Her book recommendation: Terry Gross — “All I Did Was Ask”
Brooke Gladstone
Brooke is the co-host and managing editor of WNYC’s ‘On the Media’.

“I think more like an editor and I interview more like an editor than a host.”
Brooke and her team of producers prepare every interview in advance to ensure that all fundamental questions are covered and that she has all relevant quotes from other publications by her interviewee. Brooke presses their interviewees and asks several times if she believes the question has not been answered. She uses different variations of the same questions if needed.
She usually doesn’t follow a list of questions but imagines the arc of the story and bases her conversation around that arc and the outcome she is hoping to achieve. She says that almost every interview is about what we think we know but that we don’t really know or that we’re wrong about. She wants every interview to have answered “What are the stakes?” and “Why should I [the listener] care?”

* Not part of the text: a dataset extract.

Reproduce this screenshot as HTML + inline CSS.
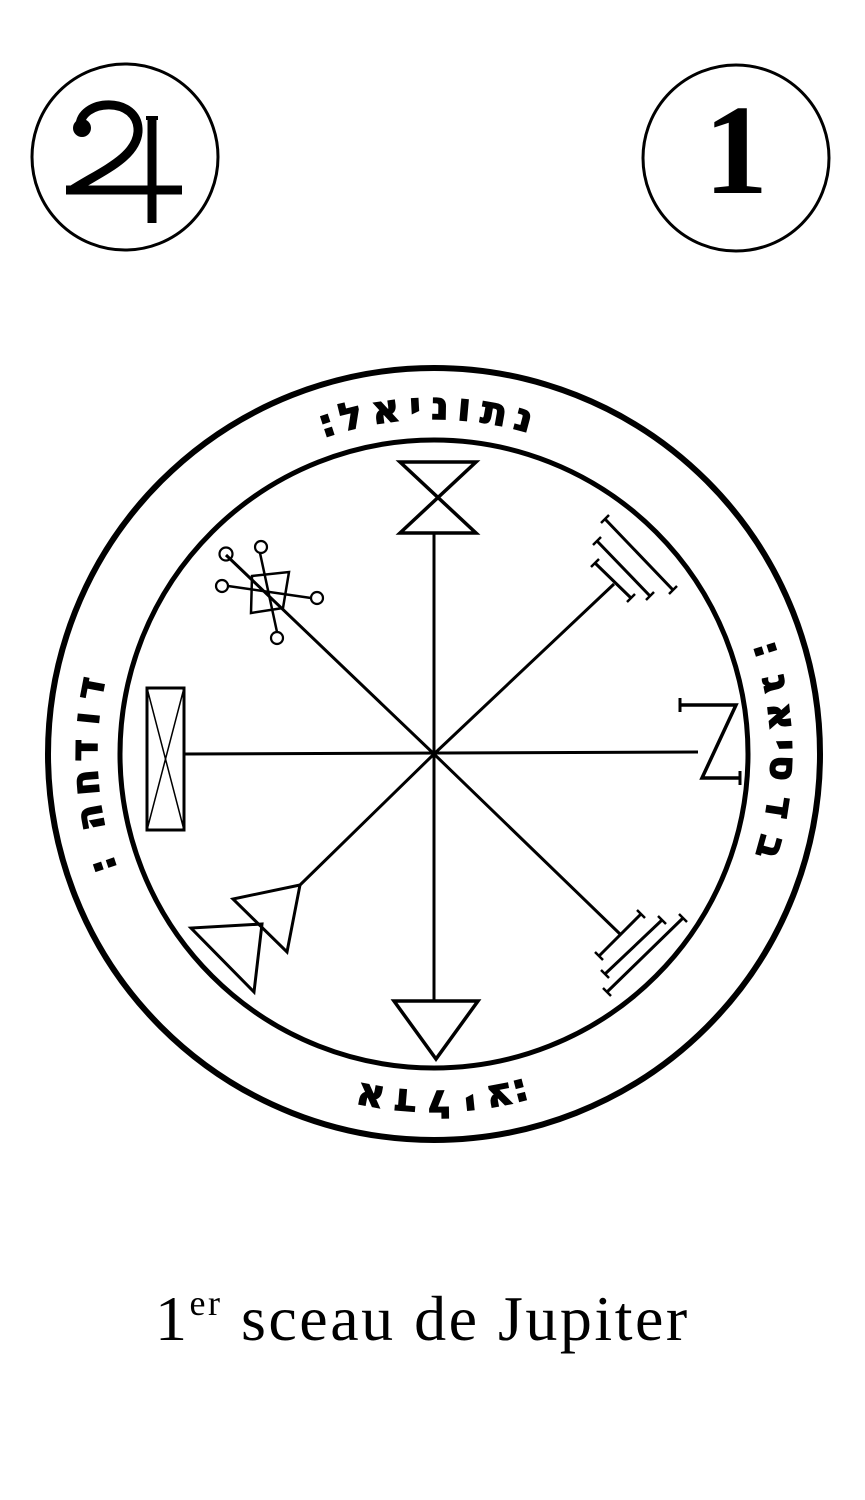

Her process for stories that are not a news story: jump into the heart of the issue, step back and talk about the history, bring up previous examples, go to the main protagonist and their background, get to the stakes and the larger message for everybody, and end on an emotional peak. She found that this process usually brings her interviewees to end up talking about why they actually care about the topic that much because they’ve been talking about it for a while.
One important insight from Brooke is to not be afraid of silence. She says just to let the silence fill the space. Eventually, she says, the person will talk. And if they don’t answer, ask why they didn’t answer the question.
It’s worth noting that her show is about the media, and that she interviews media professionals who are trained to talk around a answer.